_TASK:_ Only the lines from the one containing "Recreate this image" through the one containing "d3.scaleLinear().domain([0.09, 0.35]).range([591.7, 20.7]);" should be output, both ends included and exactly as they appear, minus any pictures.

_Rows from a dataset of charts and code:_
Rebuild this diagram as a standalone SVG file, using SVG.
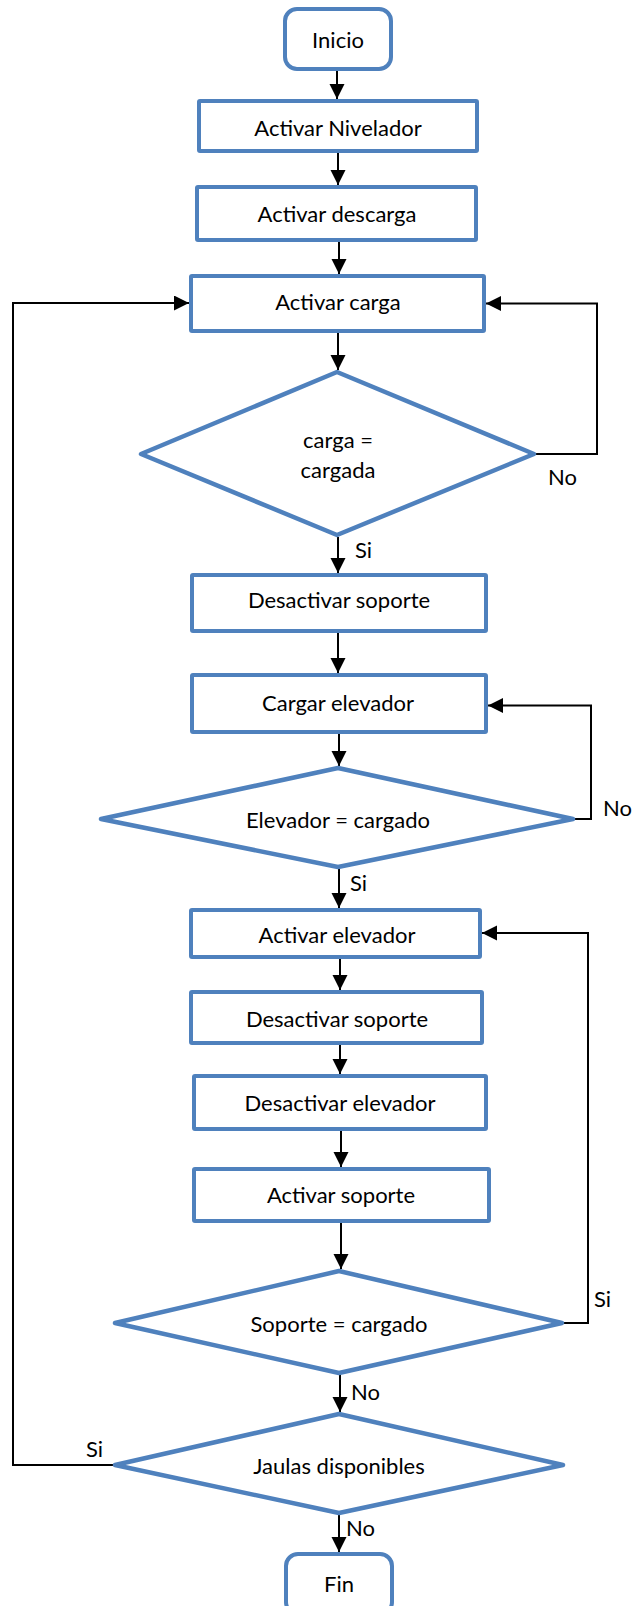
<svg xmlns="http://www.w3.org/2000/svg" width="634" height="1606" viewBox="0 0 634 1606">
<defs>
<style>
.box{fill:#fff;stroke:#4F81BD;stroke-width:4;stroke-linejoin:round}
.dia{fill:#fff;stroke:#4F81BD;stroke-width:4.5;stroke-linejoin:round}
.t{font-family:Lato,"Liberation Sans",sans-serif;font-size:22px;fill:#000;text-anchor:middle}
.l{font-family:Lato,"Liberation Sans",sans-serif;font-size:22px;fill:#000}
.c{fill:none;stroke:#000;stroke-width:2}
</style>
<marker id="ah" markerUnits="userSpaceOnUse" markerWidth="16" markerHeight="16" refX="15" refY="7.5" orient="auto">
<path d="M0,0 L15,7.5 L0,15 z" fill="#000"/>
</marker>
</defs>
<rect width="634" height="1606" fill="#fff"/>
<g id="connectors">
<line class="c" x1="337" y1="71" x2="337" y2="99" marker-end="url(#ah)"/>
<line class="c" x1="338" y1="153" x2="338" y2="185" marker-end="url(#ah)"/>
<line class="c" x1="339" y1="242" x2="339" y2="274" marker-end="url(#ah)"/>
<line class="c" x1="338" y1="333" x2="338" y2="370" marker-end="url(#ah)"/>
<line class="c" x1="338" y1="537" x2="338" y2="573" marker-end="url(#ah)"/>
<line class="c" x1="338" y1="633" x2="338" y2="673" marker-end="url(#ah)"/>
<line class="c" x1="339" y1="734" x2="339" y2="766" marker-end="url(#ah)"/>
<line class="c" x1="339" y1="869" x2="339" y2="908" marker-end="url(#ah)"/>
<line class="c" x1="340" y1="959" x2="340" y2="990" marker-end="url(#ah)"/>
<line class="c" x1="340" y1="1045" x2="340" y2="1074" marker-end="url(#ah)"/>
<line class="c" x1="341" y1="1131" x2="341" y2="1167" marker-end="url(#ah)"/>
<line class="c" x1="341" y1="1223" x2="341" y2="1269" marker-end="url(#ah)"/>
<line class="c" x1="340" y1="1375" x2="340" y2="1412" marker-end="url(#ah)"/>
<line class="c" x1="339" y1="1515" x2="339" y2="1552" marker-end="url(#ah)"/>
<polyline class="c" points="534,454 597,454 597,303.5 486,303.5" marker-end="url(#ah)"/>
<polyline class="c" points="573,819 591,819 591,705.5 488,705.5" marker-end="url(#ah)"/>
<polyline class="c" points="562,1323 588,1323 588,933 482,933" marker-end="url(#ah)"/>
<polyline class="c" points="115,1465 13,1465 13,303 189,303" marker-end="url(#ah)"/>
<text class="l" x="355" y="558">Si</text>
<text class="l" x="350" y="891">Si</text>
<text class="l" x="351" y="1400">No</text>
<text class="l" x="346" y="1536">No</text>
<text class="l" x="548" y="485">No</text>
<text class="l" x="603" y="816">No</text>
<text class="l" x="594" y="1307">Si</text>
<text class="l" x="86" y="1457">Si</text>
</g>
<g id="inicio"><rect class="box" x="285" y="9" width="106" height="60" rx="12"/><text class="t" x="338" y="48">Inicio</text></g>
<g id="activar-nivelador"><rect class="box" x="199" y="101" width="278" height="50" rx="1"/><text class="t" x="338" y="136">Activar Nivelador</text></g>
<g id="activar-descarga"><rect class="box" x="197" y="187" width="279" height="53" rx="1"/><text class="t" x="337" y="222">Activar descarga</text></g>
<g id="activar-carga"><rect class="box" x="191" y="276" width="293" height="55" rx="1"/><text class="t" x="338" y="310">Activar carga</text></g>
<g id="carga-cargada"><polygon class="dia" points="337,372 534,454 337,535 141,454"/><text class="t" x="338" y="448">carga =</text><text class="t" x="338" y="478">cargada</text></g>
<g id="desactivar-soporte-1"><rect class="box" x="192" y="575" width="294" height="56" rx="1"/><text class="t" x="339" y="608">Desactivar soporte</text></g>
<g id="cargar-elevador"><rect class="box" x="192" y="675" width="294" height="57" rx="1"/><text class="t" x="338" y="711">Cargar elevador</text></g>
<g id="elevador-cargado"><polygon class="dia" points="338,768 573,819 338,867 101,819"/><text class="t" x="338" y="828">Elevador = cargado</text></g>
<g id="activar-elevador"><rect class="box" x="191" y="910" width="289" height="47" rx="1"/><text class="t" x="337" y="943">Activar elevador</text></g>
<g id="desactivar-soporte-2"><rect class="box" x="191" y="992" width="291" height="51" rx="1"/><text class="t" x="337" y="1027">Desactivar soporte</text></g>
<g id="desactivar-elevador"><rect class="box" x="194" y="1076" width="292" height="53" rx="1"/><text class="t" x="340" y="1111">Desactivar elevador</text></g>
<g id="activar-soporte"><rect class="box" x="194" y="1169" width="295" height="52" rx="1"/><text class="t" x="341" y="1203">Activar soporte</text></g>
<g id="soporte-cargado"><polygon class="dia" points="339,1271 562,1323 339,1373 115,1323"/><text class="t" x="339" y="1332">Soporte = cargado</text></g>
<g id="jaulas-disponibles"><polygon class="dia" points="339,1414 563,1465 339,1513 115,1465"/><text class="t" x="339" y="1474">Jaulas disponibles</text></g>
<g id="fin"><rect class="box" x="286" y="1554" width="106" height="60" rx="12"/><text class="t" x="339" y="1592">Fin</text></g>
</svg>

---

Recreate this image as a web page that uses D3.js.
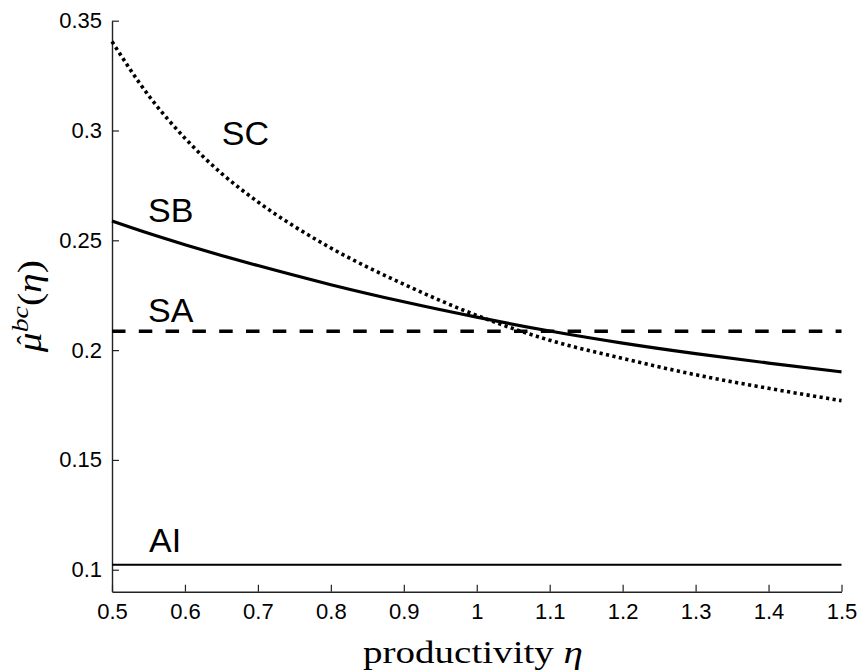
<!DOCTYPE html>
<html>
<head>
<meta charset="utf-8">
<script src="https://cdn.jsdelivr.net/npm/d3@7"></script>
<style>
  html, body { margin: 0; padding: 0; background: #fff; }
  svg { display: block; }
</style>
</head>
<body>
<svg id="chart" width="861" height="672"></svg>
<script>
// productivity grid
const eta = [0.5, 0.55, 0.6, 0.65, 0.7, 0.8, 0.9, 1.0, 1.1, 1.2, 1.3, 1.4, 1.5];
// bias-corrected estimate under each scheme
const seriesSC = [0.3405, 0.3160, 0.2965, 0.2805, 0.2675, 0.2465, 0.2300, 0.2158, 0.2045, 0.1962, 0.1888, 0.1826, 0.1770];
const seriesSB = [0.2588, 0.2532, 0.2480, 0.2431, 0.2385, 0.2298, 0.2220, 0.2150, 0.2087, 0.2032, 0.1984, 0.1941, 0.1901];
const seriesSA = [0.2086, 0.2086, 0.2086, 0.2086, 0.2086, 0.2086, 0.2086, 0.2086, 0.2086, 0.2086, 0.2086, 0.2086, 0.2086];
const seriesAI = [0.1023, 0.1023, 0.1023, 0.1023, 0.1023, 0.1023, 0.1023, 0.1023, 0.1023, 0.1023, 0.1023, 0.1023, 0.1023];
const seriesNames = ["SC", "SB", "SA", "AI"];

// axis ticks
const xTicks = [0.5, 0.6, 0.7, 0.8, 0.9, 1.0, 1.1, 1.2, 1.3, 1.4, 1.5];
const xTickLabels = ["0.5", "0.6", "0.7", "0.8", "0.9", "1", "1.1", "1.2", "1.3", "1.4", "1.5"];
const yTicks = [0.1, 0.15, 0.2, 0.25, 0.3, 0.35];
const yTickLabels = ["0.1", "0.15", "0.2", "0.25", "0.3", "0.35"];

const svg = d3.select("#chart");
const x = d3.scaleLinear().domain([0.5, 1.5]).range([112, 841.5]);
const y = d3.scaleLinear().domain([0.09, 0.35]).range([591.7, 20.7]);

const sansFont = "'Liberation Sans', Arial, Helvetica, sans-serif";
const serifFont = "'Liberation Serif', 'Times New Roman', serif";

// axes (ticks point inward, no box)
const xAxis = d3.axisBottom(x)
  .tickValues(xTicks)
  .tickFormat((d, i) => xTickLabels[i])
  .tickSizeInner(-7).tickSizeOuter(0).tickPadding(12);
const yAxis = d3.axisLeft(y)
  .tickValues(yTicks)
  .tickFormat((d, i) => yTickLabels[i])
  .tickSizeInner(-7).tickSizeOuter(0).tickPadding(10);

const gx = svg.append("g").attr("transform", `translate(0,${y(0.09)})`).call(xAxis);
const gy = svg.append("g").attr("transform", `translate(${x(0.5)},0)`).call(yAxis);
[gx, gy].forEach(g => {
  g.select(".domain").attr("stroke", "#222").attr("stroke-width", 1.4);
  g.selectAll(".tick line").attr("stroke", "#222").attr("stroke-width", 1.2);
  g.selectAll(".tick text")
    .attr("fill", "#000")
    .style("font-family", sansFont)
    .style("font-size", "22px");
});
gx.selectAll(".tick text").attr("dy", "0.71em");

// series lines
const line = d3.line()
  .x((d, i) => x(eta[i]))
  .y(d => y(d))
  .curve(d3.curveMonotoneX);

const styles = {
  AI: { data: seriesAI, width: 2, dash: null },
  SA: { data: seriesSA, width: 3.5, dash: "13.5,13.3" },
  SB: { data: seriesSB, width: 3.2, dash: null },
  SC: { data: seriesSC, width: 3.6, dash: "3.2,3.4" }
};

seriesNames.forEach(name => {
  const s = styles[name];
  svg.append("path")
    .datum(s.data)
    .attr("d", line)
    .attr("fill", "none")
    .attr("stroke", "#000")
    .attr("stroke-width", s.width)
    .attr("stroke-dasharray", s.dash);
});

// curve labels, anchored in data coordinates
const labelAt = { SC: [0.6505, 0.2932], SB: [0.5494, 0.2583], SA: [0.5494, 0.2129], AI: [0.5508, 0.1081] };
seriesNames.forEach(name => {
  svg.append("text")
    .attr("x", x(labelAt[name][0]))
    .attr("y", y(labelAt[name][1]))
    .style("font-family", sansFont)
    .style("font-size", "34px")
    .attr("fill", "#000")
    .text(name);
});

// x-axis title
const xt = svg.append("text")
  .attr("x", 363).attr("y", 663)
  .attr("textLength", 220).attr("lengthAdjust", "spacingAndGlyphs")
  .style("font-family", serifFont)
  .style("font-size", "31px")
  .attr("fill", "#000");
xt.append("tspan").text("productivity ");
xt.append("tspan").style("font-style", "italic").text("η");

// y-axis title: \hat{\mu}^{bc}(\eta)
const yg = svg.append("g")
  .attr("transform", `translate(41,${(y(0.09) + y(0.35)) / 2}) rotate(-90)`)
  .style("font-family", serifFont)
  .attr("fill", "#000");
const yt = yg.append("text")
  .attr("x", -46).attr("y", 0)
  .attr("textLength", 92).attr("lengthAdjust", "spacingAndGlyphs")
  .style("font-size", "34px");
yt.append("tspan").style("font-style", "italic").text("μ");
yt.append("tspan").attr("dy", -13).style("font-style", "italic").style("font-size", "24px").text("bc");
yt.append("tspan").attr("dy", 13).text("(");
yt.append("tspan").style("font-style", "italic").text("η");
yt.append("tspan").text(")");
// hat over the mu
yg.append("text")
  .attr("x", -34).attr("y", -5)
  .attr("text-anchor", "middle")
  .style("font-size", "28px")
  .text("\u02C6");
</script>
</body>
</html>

_WORKED ANSWER:_
Recreate this image as a web page that uses D3.js.
<!DOCTYPE html>
<html>
<head>
<meta charset="utf-8">
<script src="https://cdn.jsdelivr.net/npm/d3@7"></script>
<style>
  html, body { margin: 0; padding: 0; background: #fff; }
  svg { display: block; }
</style>
</head>
<body>
<svg id="chart" width="861" height="672"></svg>
<script>
// productivity grid
const eta = [0.5, 0.55, 0.6, 0.65, 0.7, 0.8, 0.9, 1.0, 1.1, 1.2, 1.3, 1.4, 1.5];
// bias-corrected estimate under each scheme
const seriesSC = [0.3405, 0.3160, 0.2965, 0.2805, 0.2675, 0.2465, 0.2300, 0.2158, 0.2045, 0.1962, 0.1888, 0.1826, 0.1770];
const seriesSB = [0.2588, 0.2532, 0.2480, 0.2431, 0.2385, 0.2298, 0.2220, 0.2150, 0.2087, 0.2032, 0.1984, 0.1941, 0.1901];
const seriesSA = [0.2086, 0.2086, 0.2086, 0.2086, 0.2086, 0.2086, 0.2086, 0.2086, 0.2086, 0.2086, 0.2086, 0.2086, 0.2086];
const seriesAI = [0.1023, 0.1023, 0.1023, 0.1023, 0.1023, 0.1023, 0.1023, 0.1023, 0.1023, 0.1023, 0.1023, 0.1023, 0.1023];
const seriesNames = ["SC", "SB", "SA", "AI"];

// axis ticks
const xTicks = [0.5, 0.6, 0.7, 0.8, 0.9, 1.0, 1.1, 1.2, 1.3, 1.4, 1.5];
const xTickLabels = ["0.5", "0.6", "0.7", "0.8", "0.9", "1", "1.1", "1.2", "1.3", "1.4", "1.5"];
const yTicks = [0.1, 0.15, 0.2, 0.25, 0.3, 0.35];
const yTickLabels = ["0.1", "0.15", "0.2", "0.25", "0.3", "0.35"];

const svg = d3.select("#chart");
const x = d3.scaleLinear().domain([0.5, 1.5]).range([112, 841.5]);
const y = d3.scaleLinear().domain([0.09, 0.35]).range([591.7, 20.7]);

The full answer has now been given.